Stephen McDonnell, LCSW
view the pdf here
Hilary Jacobs Hendel, LCSW, has written a friendly and simple “User’s Guide” to AEDP therapy, core emotions and defenses, attachment and trauma, and “the gold” of Core State, or as Hilary has nicknamed Core State for a general audience, the Openhearted State. It’s a great book that could be offered to clients who would like an informed supplement to our experiential therapy with them, a book to recommend to others in our lives for whom we might want to plant seeds about trying therapy, or to those who might need some self-help for their emotional regulation (a friend of mine just sent it to her son in college). Also, other clinicians—those new to AEDP as well as well-seasoned AEDP therapists—will find the book useful in learning how another therapist practices AEDP.

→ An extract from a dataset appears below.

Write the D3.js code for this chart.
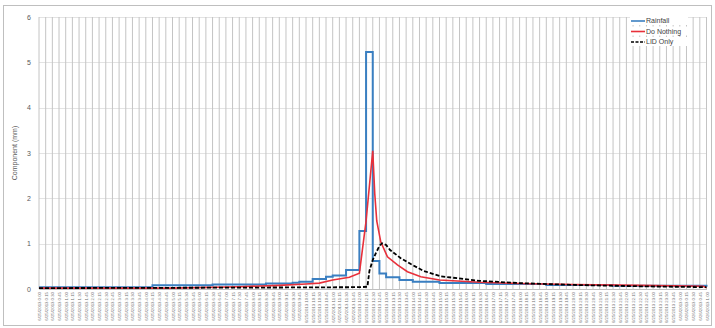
<!DOCTYPE html>
<html>
<head>
<meta charset="utf-8">
<script src="https://cdn.jsdelivr.net/npm/d3@7"></script>
<style>
  html, body { margin: 0; padding: 0; background: #fff; }
  svg { display: block; font-family: "Liberation Sans", Arial, sans-serif; }
</style>
</head>
<body>
<svg id="chart" width="715" height="328"></svg>
<script>
// categories: 101 time stamps, 15 minutes apart
const startTime = new Date(2013, 5, 25, 0, 0);
const stepMinutes = 15;
const categoryCount = 101;
const yTicks = [0, 1, 2, 3, 4, 5, 6];

// series values as [minutes from start, mm]
const rainfall = [
  [0, 0.04], [255, 0.08], [390, 0.10], [510, 0.12], [570, 0.14], [585, 0.16],
  [615, 0.22], [645, 0.27], [660, 0.30], [690, 0.42], [720, 1.28], [735, 5.23],
  [750, 0.62], [765, 0.34], [780, 0.26], [810, 0.20], [840, 0.16], [900, 0.13],
  [1005, 0.11], [1140, 0.09], [1290, 0.07], [1500, 0.05]
];
const doNothing = [
  [0, 0.02], [300, 0.02], [450, 0.05], [540, 0.08], [600, 0.11], [630, 0.13],
  [660, 0.20], [697.5, 0.26], [720, 0.35], [735, 1.5], [750, 3.05], [754.5, 2.1],
  [759, 1.5], [768, 1.04], [783, 0.71], [805.5, 0.53], [828, 0.38], [858, 0.27],
  [900, 0.20], [990, 0.15], [1080, 0.12], [1200, 0.10], [1350, 0.08],
  [1492.5, 0.06], [1500, 0.03]
];
const lidOnly = [
  [0, 0.02], [450, 0.03], [720, 0.04], [738, 0.05], [742.5, 0.4], [750, 0.64],
  [757.5, 0.8], [765, 0.95], [771, 1.01], [780, 0.97], [789, 0.86], [813, 0.68],
  [835.5, 0.55], [864, 0.40], [903, 0.28], [990, 0.18], [1080, 0.13],
  [1200, 0.09], [1350, 0.06], [1500, 0.04]
];

const seriesNames = ["Rainfall", "Do Nothing", "LID Only"];

const categories = d3.range(categoryCount).map(i => i * stepMinutes);
const fmt = d3.timeFormat("%-m/%-d/%Y %-H:%M");
const tickLabels = categories.map(m => fmt(new Date(+startTime + m * 60000)));

const svg = d3.select("#chart");
const margin = { top: 17, right: 8.5, bottom: 39, left: 39 };
const W = 715, H = 328;

// outer chart border
svg.append("rect")
  .attr("x", 3.5).attr("y", 5.5)
  .attr("width", 708).attr("height", 320)
  .attr("fill", "none").attr("stroke", "#bfbfbf");

const x = d3.scaleLinear()
  .domain([0, (categoryCount - 1) * stepMinutes])
  .range([margin.left, W - margin.right]);
const y = d3.scaleLinear()
  .domain([0, 6])
  .range([H - margin.bottom, margin.top]);

// horizontal gridlines
svg.append("g")
  .selectAll("line")
  .data(yTicks)
  .join("line")
  .attr("x1", margin.left).attr("x2", W - margin.right)
  .attr("y1", d => Math.round(y(d)) + 0.5).attr("y2", d => Math.round(y(d)) + 0.5)
  .attr("stroke", "#e3e3e3");

// vertical gridlines, one per category
svg.append("g")
  .selectAll("line")
  .data(categories)
  .join("line")
  .attr("x1", d => x(d)).attr("x2", d => x(d))
  .attr("y1", y(6)).attr("y2", y(0))
  .attr("stroke", "#c4c4c4")
  .attr("stroke-width", 1);

// y axis
const yAxis = svg.append("g")
  .attr("transform", `translate(${margin.left},0)`)
  .call(d3.axisLeft(y).tickValues(yTicks).tickFormat(d3.format("d")).tickSize(0).tickPadding(8));
yAxis.select(".domain").remove();
yAxis.selectAll("text")
  .attr("font-size", 7)
  .attr("fill", "#595959")
  .attr("font-family", "Liberation Sans, Arial, sans-serif");

// x axis with rotated time stamps
const xAxis = svg.append("g")
  .attr("transform", `translate(0,${y(0)})`)
  .call(d3.axisBottom(x).tickValues(categories).tickSize(0).tickFormat((d, i) => tickLabels[i]));
xAxis.select(".domain").attr("stroke", "#bfbfbf");
xAxis.selectAll("text")
  .attr("font-size", 4.3)
  .attr("fill", "#707070")
  .attr("font-family", "Liberation Sans, Arial, sans-serif")
  .attr("transform", "rotate(-90)")
  .attr("text-anchor", "end")
  .attr("dy", "0.35em")
  .attr("dx", 0)
  .attr("x", -3)
  .attr("y", 0);

// axis title
svg.append("text")
  .attr("transform", `translate(17,${(y(0) + y(6)) / 2}) rotate(-90)`)
  .attr("text-anchor", "middle")
  .attr("font-size", 7)
  .attr("fill", "#595959")
  .text("Component (mm)");

// lines
const stepLine = d3.line()
  .x(d => x(d[0])).y(d => y(d[1]))
  .curve(d3.curveStepAfter);
const plainLine = d3.line()
  .x(d => x(d[0])).y(d => y(d[1]));

svg.append("path")
  .datum(rainfall)
  .attr("d", stepLine)
  .attr("fill", "none")
  .attr("stroke", "#3a7fc1")
  .attr("stroke-width", 2);

svg.append("path")
  .datum(doNothing)
  .attr("d", plainLine)
  .attr("fill", "none")
  .attr("stroke", "#e8303a")
  .attr("stroke-width", 1.6);

svg.append("path")
  .datum(lidOnly)
  .attr("d", plainLine)
  .attr("fill", "none")
  .attr("stroke", "#000")
  .attr("stroke-width", 1.8)
  .attr("stroke-dasharray", "4,2");

// legend
const legendStyles = [
  { color: "#3a7fc1", dash: null },
  { color: "#e8303a", dash: null },
  { color: "#000", dash: "3,1.5" }
];
const legend = svg.append("g").attr("transform", "translate(631,21)");
seriesNames.forEach((name, i) => {
  const row = legend.append("g").attr("transform", `translate(0,${i * 10.5})`);
  row.append("rect")
    .attr("x", -1).attr("y", -5).attr("width", 58).attr("height", 9)
    .attr("fill", "#fff");
  row.append("line")
    .attr("x1", 0).attr("x2", 14)
    .attr("stroke", legendStyles[i].color)
    .attr("stroke-width", 1.6)
    .attr("stroke-dasharray", legendStyles[i].dash);
  row.append("text")
    .attr("x", 15).attr("y", 0).attr("dy", "0.35em")
    .attr("font-size", 7)
    .attr("fill", "#404040")
    .text(name);
});
</script>
</body>
</html>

The book is user-friendly and simply written, yet it shows the depth of Hilary’s deep inquiry into these subjects—AEDP, Eye Movement Desensitization Reprocessing (EMDR), Internal Family Systems (IFS), Somatic Experiencing (SE) and neuroscience. Simply put, the book contains everything one needs to understand emotions, why they are important for us humans, and what blocks us from being in touch with them.
There are many lists in the book. For example, in the Appendix there is a list of most of the sensations and all the emotion words we use when describing a core emotion. Every chapter has shaded boxes that describe complex concepts simply, such as “Things to Know about Panic Attacks,” and “Shame Is Not Guilt,” and “How to Stay in an Openhearted State in the Face of Life’s Challenges.” Every chapter ends with “Experiments,” as Hilary calls them, akin to AEDP’s interventions to try something new—quizzes and practices to apply the theory, e.g., how to do “Belly Breathing” to slow down, and “Nine Ways to Begin Working with Your Shame.”
The book is structured to cover all the “essential skills” for doing this on one’s own: (a) explaining the importance of core emotions and their release, (b) understanding how our defenses inhibit emotions, (c) identifying both big T and small t trauma, (d) using the “Change Triangle,” as Hilary has nicknamed the Triangle of Experience to name defenses and release core emotions, and finally (e) appreciating the Openhearted State.